Waymo’s driverless cars are finally ready for the highway - 2 minutes read




Waymo’s days of avoiding freeways are finally coming to an end. The Alphabet-owned company announced today that its fully driverless vehicles would begin tackling the higher speeds of Phoenix’s freeways, all while ferrying passengers to and from their destinations.

Waymo says it will approach freeway trips with some degree of slowness — not in terms of vehicle speed, but with regard to which passengers it accepts. The company will start by offering driverless rides to just employees and their friends. Later, paying passengers who use the company’s Waymo One ridehailing app will get to travel on the freeway if their trip requires it.

Self-driving cars typically skip freeways, preferring to stick to lower-speed local roads. This has not gone unnoticed by customers of robotaxi services, who often note their trips can take longer because the vehicles are prohibited from using routes that travel on highways.

In contrast, most automakers only allow their customers to use partially autonomous advanced driver assist systems, with features such as adaptive cruise control and lane-centering, on divided, limited-access highways.

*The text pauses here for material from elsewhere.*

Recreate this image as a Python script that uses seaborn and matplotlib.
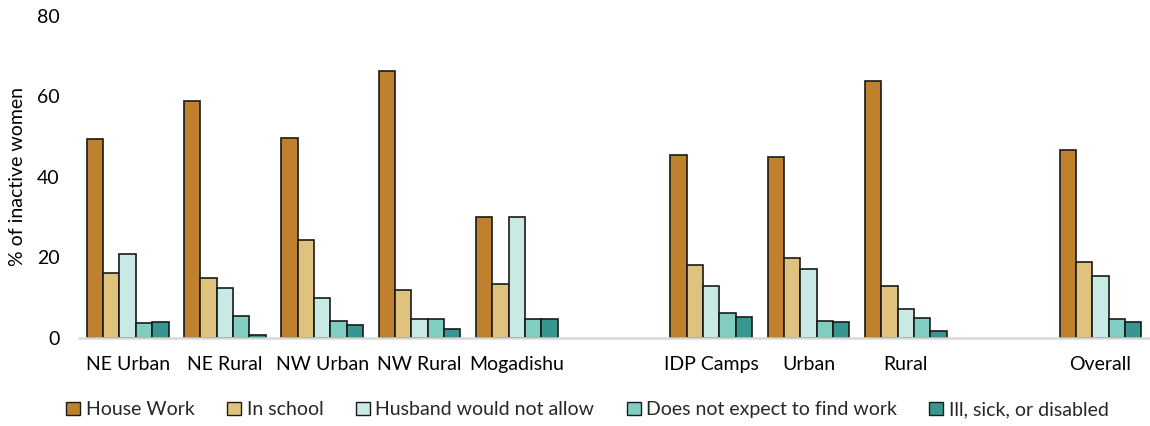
import matplotlib
matplotlib.use("Agg")
import matplotlib.pyplot as plt
import matplotlib.patches as mpatches
import seaborn as sns
import pandas as pd
import numpy as np

categories = ["NE Urban", "NE Rural", "NW Urban", "NW Rural", "Mogadishu",
              " ", "IDP Camps", "Urban", "Rural", "  ", "Overall"]
data_categories = ["NE Urban", "NE Rural", "NW Urban", "NW Rural", "Mogadishu",
                   "IDP Camps", "Urban", "Rural", "Overall"]
series = ["House Work", "In school", "Husband would not allow",
          "Does not expect to find work", "Ill, sick, or disabled"]
house_work = [49.3, 58.9, 49.6, 66.2, 30.0, 45.5, 44.8, 63.8, 46.6]
in_school = [16.0, 14.9, 24.2, 11.9, 13.3, 18.1, 19.8, 12.9, 18.9]
husband = [20.8, 12.5, 9.8, 4.6, 29.9, 13.0, 17.1, 7.2, 15.5]
no_expect = [3.6, 5.5, 4.2, 4.8, 4.8, 6.3, 4.2, 5.0, 4.6]
ill = [4.0, 0.7, 3.2, 2.3, 4.7, 5.2, 3.9, 1.7, 3.9]
colors = ["#bf812d", "#dfc27d", "#c7eae5", "#80cdc1", "#35978f"]
yticks = [0, 20, 40, 60, 80]

rows = []
for s, vals in zip(series, [house_work, in_school, husband, no_expect, ill]):
    for c, v in zip(data_categories, vals):
        rows.append({"category": c, "series": s, "value": v})
df = pd.DataFrame(rows)

sns.set_theme(style="white")
plt.rcParams['font.family'] = ['Lato', 'DejaVu Sans']

fig = plt.figure(figsize=(11.5, 4.26), dpi=100)
ax = fig.add_axes([0.0687, 0.2066, 0.9305, 0.757])

sns.barplot(data=df, x="category", y="value", hue="series", order=categories,
            hue_order=series, palette=colors, saturation=1, width=0.84, ax=ax,
            edgecolor="#1a1a1a", linewidth=1.2, errorbar=None, legend=False)

ax.set_xlim(-0.5, len(categories) - 0.5)
ax.set_ylim(0, 80)
ax.set_yticks(yticks)
ax.set_yticklabels([str(t) for t in yticks])
ax.tick_params(axis="both", length=0, labelsize=14, colors="black")
ax.tick_params(axis="x", pad=13)
ax.tick_params(axis="y", pad=14)
ax.set_xlabel("")
ax.set_ylabel("% of inactive women", fontsize=14, color="black", labelpad=8)
for side in ["top", "right", "left"]:
    ax.spines[side].set_visible(False)
ax.spines["bottom"].set_color("#d9d9d9")
ax.spines["bottom"].set_linewidth(1.8)
ax.grid(False)

handles = [mpatches.Patch(facecolor=c, edgecolor="#1a1a1a", linewidth=1.0, label=s)
           for c, s in zip(colors, series)]
fig.legend(handles=handles, loc="center", bbox_to_anchor=(0.511, 0.038), ncol=5,
           frameon=False, fontsize=14, handlelength=0.72, handleheight=0.72,
           handletextpad=0.3, columnspacing=1.65)

fig.savefig("out.png", dpi=100)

Critics have cited the avoidance of highways as evidence that autonomous vehicles aren’t ready for the realities of driving. But self-driving truck companies have largely stuck to highways in their testing — though only with human safety drivers in the front seat. Waymo has tested its autonomous trucks on highways in Texas, for example — though the company has recently pivoted away from trucking in favor of passenger trips.

Waymo says that as it increases the number of miles it drives on highways, it will be collecting data and feedback from its employees who use the vehicles as passengers. The company says it eventually hopes to provide faster routes, especially for those customers using the driverless vehicles to travel to Phoenix’s airports. (Airport trips remain the main moneymaker for ridehailing services of all stripes.)